Red Sox Shortstop Xander Bogaerts Earns AL Silver Slugger Award

BOSTON, MA—Xander Bogaerts received the 2015 American League Louisville Slugger Silver Slugger Award at shortstop.  The announcement was made tonight by Louisville Slugger on MLB Network. 

Silver Slugger award winners were determined by a vote of managers and coaches who named the players they felt were the best offensive producers at each position in both the American and National leagues in 2015.  They were not allowed to vote for players on their own teams. 

This marks the first career Silver Slugger Award for Bogaerts, who ranked second in the American League with both a .320 batting average and 196 hits.  He also totaled 35 doubles, three triples, seven home runs, 81 RBI, 10 stolen bases, 32 walks, and 84 runs scored in 156 games.

This is just the third time a Red Sox shortstop has earned a Silver Slugger since the award’s inception in 1980.  The others were Nomar Garciaparra in 1997 and John Valentin in 1995.

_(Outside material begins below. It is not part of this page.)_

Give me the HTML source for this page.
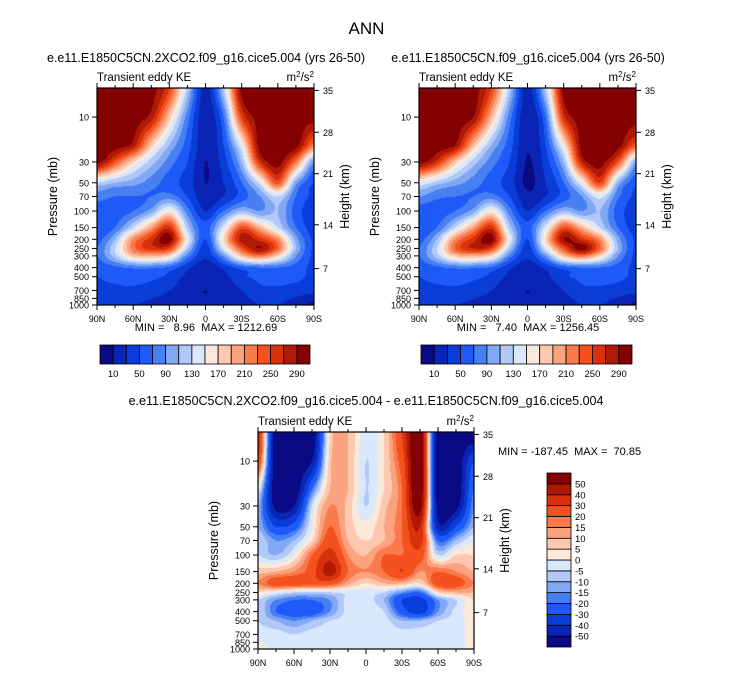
<!DOCTYPE html>
<html><head><meta charset="utf-8">
<style>
html,body{margin:0;padding:0;background:#fff;}
body{width:733px;height:673px;position:relative;overflow:hidden;font-family:"Liberation Sans",Arial,sans-serif;color:#000;}
.t{position:absolute;white-space:nowrap;}
canvas{position:absolute;}
svg{position:absolute;left:0;top:0;}
</style></head>
<body>
<div class="t" style="left:0;width:733px;text-align:center;top:19px;font-size:17px;">ANN</div>
<div class="t" style="left:206px;top:51px;font-size:12.5px;transform:translateX(-50%);">e.e11.E1850C5CN.2XCO2.f09_g16.cice5.004 (yrs 26-50)</div>
<div class="t" style="left:528px;top:51px;font-size:12.5px;transform:translateX(-50%);">e.e11.E1850C5CN.f09_g16.cice5.004 (yrs 26-50)</div>
<div class="t" style="left:366px;top:394px;font-size:12.5px;transform:translateX(-50%);">e.e11.E1850C5CN.2XCO2.f09_g16.cice5.004 - e.e11.E1850C5CN.f09_g16.cice5.004</div>

<canvas id="c1" width="217" height="217" style="left:97px;top:88px;"></canvas>
<canvas id="c2" width="217" height="217" style="left:419px;top:88px;"></canvas>
<canvas id="c3" width="216" height="217" style="left:258px;top:432px;"></canvas>
<svg id="ov" width="733" height="673"></svg>

<script>
// ---- data ----
const pressures=[5,10,20,30,50,70,100,150,200,250,300,400,500,700,1000];
const latLabels=["90N","60N","30N","0","30S","60S","90S"];
const pTickLabels=[10,30,50,70,100,150,200,250,300,400,500,700,850,1000];
const hTickLabels=[35,28,21,14,7];
const hTickPressures=[5.2,14.5,40,140,410];
const keLevels=[10,30,50,70,90,110,130,150,170,190,210,230,250,270,290];
const keLabels=["10","50","90","130","170","210","250","290"];
const diffLevels=[-50,-40,-30,-20,-15,-10,-5,0,5,10,15,20,30,40,50];
const diffLabels=["-50","-40","-30","-20","-15","-10","-5","0","5","10","15","20","30","40","50"];
const colors=["#0a0a85","#0a25b5","#0a3dd8","#1e5af8","#4680f2","#82a8f5","#b2c8f8","#d9e8fc","#fde9d9","#fcc9b0","#faa37e","#f87a4d","#f4511f","#d8320c","#b01906","#850000"];
const ke1=[
[300,300,300,300,250,120,20,120,300,300,300,300,300],
[300,300,300,280,180,80,15,70,250,300,300,300,300],
[300,300,280,180,110,60,15,50,150,300,300,300,220],
[300,240,170,120,80,50,10,40,110,260,300,220,90],
[130,110,100,80,60,40,10,30,70,140,240,100,50],
[80,70,70,70,80,50,15,30,60,90,130,70,45],
[60,60,70,100,160,80,30,70,110,90,110,60,40],
[50,70,130,200,260,120,60,140,240,190,130,70,40],
[60,110,210,260,300,150,50,170,280,260,210,100,45],
[70,130,220,260,250,120,40,140,240,290,230,110,45],
[70,120,180,190,170,80,35,90,180,220,170,90,45],
[55,65,75,75,65,35,15,35,60,70,70,60,45],
[50,55,60,55,45,25,15,25,45,55,60,55,45],
[45,45,45,40,30,15,10,15,30,45,45,40,35],
[30,30,30,25,20,15,12,15,20,30,30,20,5]];
const ke2=[
[300,300,300,300,250,120,20,120,300,300,300,300,300],
[300,300,300,290,190,80,15,70,260,300,300,300,300],
[300,300,290,190,110,60,12,50,160,300,300,300,240],
[300,260,180,120,80,50,8,40,110,270,300,240,100],
[150,120,100,80,60,40,5,30,70,150,250,110,55],
[90,75,70,70,80,50,15,30,60,90,140,75,45],
[60,60,70,100,160,80,30,70,110,90,110,60,40],
[50,70,130,200,260,120,60,140,240,190,130,70,40],
[60,110,210,260,300,150,50,170,290,260,210,100,45],
[70,130,230,270,250,120,40,140,240,300,230,110,45],
[70,120,180,190,170,80,35,90,180,220,170,90,45],
[55,65,75,75,65,35,15,35,60,70,70,60,45],
[50,55,60,55,45,25,15,25,45,55,60,55,45],
[45,45,45,40,30,15,10,15,30,45,45,40,35],
[30,30,30,25,20,15,12,15,20,30,30,20,5]];
const diff=[
[40,-60,-60,-60,5,10,-3,5,30,60,-60,-60,-60],
[30,-60,-60,-50,8,10,-5,5,25,60,-60,-60,-30],
[0,-60,-60,-20,10,10,-5,5,20,60,-60,-60,-20],
[-10,-55,-50,-5,15,8,-5,8,20,55,-55,-55,-15],
[-10,-30,-25,0,20,8,2,10,20,40,-45,-30,-10],
[-5,-15,-10,5,25,10,5,10,20,35,-20,-10,0],
[-5,-10,0,20,35,15,10,20,20,25,-5,5,5],
[8,10,15,25,45,20,15,20,30,15,20,15,10],
[15,25,25,25,25,12,5,10,10,5,25,25,15],
[5,0,-5,-5,-5,-3,-3,-5,-15,-20,5,10,10],
[-5,-15,-20,-20,-15,-3,-3,-10,-30,-35,-15,-5,5],
[-5,-20,-25,-25,-15,-3,-3,-5,-25,-35,-15,-3,3],
[-5,-10,-15,-10,-5,-3,-3,-3,-10,-10,-5,-3,3],
[-3,-3,-5,-3,-3,-3,-3,-3,-3,-3,-3,-3,3],
[3,-3,-3,-3,-3,-3,-3,-3,-3,-3,-3,-3,3]];

// ---- scales ----
const pTop=4.9,pBot=1000;
function yOf(p,top,h){return top+(Math.log10(p)-Math.log10(pTop))/(Math.log10(pBot)-Math.log10(pTop))*h;}
function hex(c){return [parseInt(c.slice(1,3),16),parseInt(c.slice(3,5),16),parseInt(c.slice(5,7),16)];}
const rgb=colors.map(hex);
function cr(p0,p1,p2,p3,t){return 0.5*(2*p1+(-p0+p2)*t+(2*p0-5*p1+4*p2-p3)*t*t+(-p0+3*p1-3*p2+p3)*t*t*t);}
function rowAt(grid,r,fx){const n=grid[r].length;let c=Math.min(n-2,Math.floor(fx));const t=fx-c;
  const g=i=>grid[r][Math.max(0,Math.min(n-1,i))];return cr(g(c-1),g(c),g(c+1),g(c+2),t);}
function sample(grid,fx,lp,lps){
  let r=0;while(r<lps.length-2&&lp>lps[r+1])r++;
  let ty=(lp-lps[r])/(lps[r+1]-lps[r]);ty=Math.max(0,Math.min(1,ty));
  const R=i=>rowAt(grid,Math.max(0,Math.min(lps.length-1,i)),fx);
  return cr(R(r-1),R(r),R(r+1),R(r+2),ty);
}
function drawField(id,grid,levels){
  const cv=document.getElementById(id),ctx=cv.getContext('2d');
  const lps=pressures.map(Math.log10);
  const W=cv.width,H=cv.height,img=ctx.createImageData(W,H);
  const l0=Math.log10(pTop),l1=Math.log10(pBot);
  for(let y=0;y<H;y++){const lp=l0+(y+0.5)/H*(l1-l0);
    for(let x=0;x<W;x++){const v=sample(grid,(x+0.5)/W*12,lp,lps);
      let k=0;while(k<levels.length&&v>=levels[k])k++;
      const c=rgb[k],i=(y*W+x)*4;img.data[i]=c[0];img.data[i+1]=c[1];img.data[i+2]=c[2];img.data[i+3]=255;}}
  ctx.putImageData(img,0,0);
}
drawField('c1',ke1,keLevels);drawField('c2',ke2,keLevels);drawField('c3',diff,diffLevels);

const NS='http://www.w3.org/2000/svg',ov=document.getElementById('ov');
function el(tag,attrs,txt){const e=document.createElementNS(NS,tag);for(const k in attrs)e.setAttribute(k,attrs[k]);if(txt!==undefined)e.textContent=txt;ov.appendChild(e);return e;}
function txt(x,y,s,size,anchor,name){const t=el('text',{x:x,y:y,'font-size':size,'text-anchor':anchor||'start','font-family':'Liberation Sans, Arial, sans-serif',style:'white-space:pre'},s);
  
  return t;}

function axes(L,T,W,H,n){
  const f=el('rect',{x:L,y:T,width:W,height:H,fill:'none',stroke:'#000','stroke-width':1.2});
  
  
  for(let i=0;i<=12;i++){const x=L+i*W/12,len=(i%2===0)?5:3;
    el('line',{x1:x,y1:T+H,x2:x,y2:T+H+len,stroke:'#000','stroke-width':1});
    el('line',{x1:x,y1:T,x2:x,y2:T-len,stroke:'#000','stroke-width':1});}
  latLabels.forEach((s,i)=>txt(L+i*W/6,T+H+17,s,9,'middle','x-tick-label'));
  pTickLabels.forEach(p=>{const y=yOf(p,T,H);
    el('line',{x1:L,y1:y,x2:L-5,y2:y,stroke:'#000','stroke-width':1});
    txt(L-8,y+3.5,String(p),9,'end','y-tick-label');});
  hTickLabels.forEach((h,i)=>{const y=yOf(hTickPressures[i],T,H);
    el('line',{x1:L+W,y1:y,x2:L+W+5,y2:y,stroke:'#000','stroke-width':1});
    txt(L+W+9,y+3.5,String(h),9,'start','right-tick-label');});
  txt(L,T-7,'Transient eddy KE',11.5,'start','panel-subtitle');
  const u=txt(L+W,T-7,'',11.5,'end','units-label');
  u.innerHTML='m<tspan dy="-4" font-size="8">2</tspan><tspan dy="4">/s</tspan><tspan dy="-4" font-size="8">2</tspan>';
  const yl=txt(0,0,'Pressure (mb)',12.5,'middle','y-axis-title');yl.setAttribute('transform','translate('+(L-40)+','+(T+H/2)+') rotate(-90)');
  const hl=txt(0,0,'Height (km)',12.5,'middle','right-axis-title');hl.setAttribute('transform','translate('+(L+W+35)+','+(T+H/2)+') rotate(-90)');
}
axes(97,88,217,217,1);axes(419,88,217,217,2);axes(258,432,216,217,3);

txt(206,331,'MIN =   8.96  MAX = 1212.69',11,'middle','panel1-minmax');
txt(528,331,'MIN =   7.40  MAX = 1256.45',11,'middle','panel2-minmax');
txt(498,455,'MIN = -187.45  MAX =  70.85',11,'start','panel3-minmax');

function hbar(L,T,W,H,n){const w=W/16;
  colors.forEach((c,i)=>{const r=el('rect',{x:L+i*w,y:T,width:w,height:H,fill:c,stroke:'#000','stroke-width':0.8});
    
    });
  keLabels.forEach((s,i)=>txt(L+(1+2*i)*w,T+H+13,s,9.5,'middle','colorbar-label'));}
hbar(100,345,210,19,1);hbar(421,345,211,19,2);
(function(){const L=547,T=473,W=24,H=174,h=H/16;
  colors.forEach((c,i)=>{const r=el('rect',{x:L,y:T+H-(i+1)*h,width:W,height:h,fill:c,stroke:'#000','stroke-width':0.8});
    
    });
  diffLabels.forEach((s,i)=>txt(L+W+4,T+H-(i+1)*h+3.5,s,9.5,'start','colorbar3-label'));})();
</script>
</body></html>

Bogaerts, who turned 23 years old on October 1, is the youngest Red Sox player to earn a Silver Slugger Award at any position.  He is also the youngest member of the 2015 American League Silver Slugger Team.  The only other AL shortstops that have been honored as Silver Slugger winners at age 22 or younger were Alex Rodriguez for the Seattle Mariners in 1996 (20 years old) and 1998 (22), and Cal Ripken Jr. for the Baltimore Orioles in 1983 (22).  In the National League, the only shortstop that young to win a Silver Slugger was Wil Cordero for the Montreal Expos in 1994 (22).

Following the season, Bogaerts was named the shortstop on The Sporting News’ AL All-Star Team.  He also earned team MVP honors from the Boston Chapter of the Baseball Writers Association of America.

In the American League, Bogaerts trailed only Detroit’s Miguel Cabrera (.338) in batting average and Houston’s Jose Altuve (200) in hits.  The right-handed batter topped major league shortstops in batting average, hits, runs, doubles, total bases (258), and on-base percentage (.355).  His 196 hits were 35 more than any other shortstop and the most ever by a Red Sox player in an age-22 season or younger, passing Ted Williams’ previous mark of 193 hits in 1940.  Bogaerts also topped AL shortstops with 81 RBI.

The native of Aruba hit .365 against left-handed pitching (2nd in MLB) and .304 against right-handed pitching (7th in AL), and batted .347 at home (2nd in MLB).  He also had the AL’s fifth-highest batting average with two outs and runners in scoring position (.386) and led the majors in hits (10) and RBI (26) with the bases loaded.

Bogaerts tied for the third-most multi-hit games in the AL (57).  He also matched the major league lead with at least four hits six times, most in 40 years by a player not yet 23 years old (Kansas City’s George Brett, six times in 1975).

From May 31 through the end of the season, Bogaerts led all major league players with a .340 batting average (154-for-453).  He hit above .310 in June (.312), July (.371), August (.324), and September/October (.339).

Bogaerts ranked second in the American League with 156 games at shortstop, making 154 starts, both the highest totals by a Red Sox player since 2003 (Nomar Garciaparra, 156 games and 155 starts).  A finalist for the American League Rawlings Gold Glove Award at shortstop, his .984 fielding percentage placed second among AL shortstops behind only Baltimore’s J.J. Hardy (.993).

Boston has been represented on the AL Silver Slugger Team in 13 of the last 15 seasons beginning in 2001 and Red Sox players have won 38 Silver Sluggers in the award’s 36 years of existence.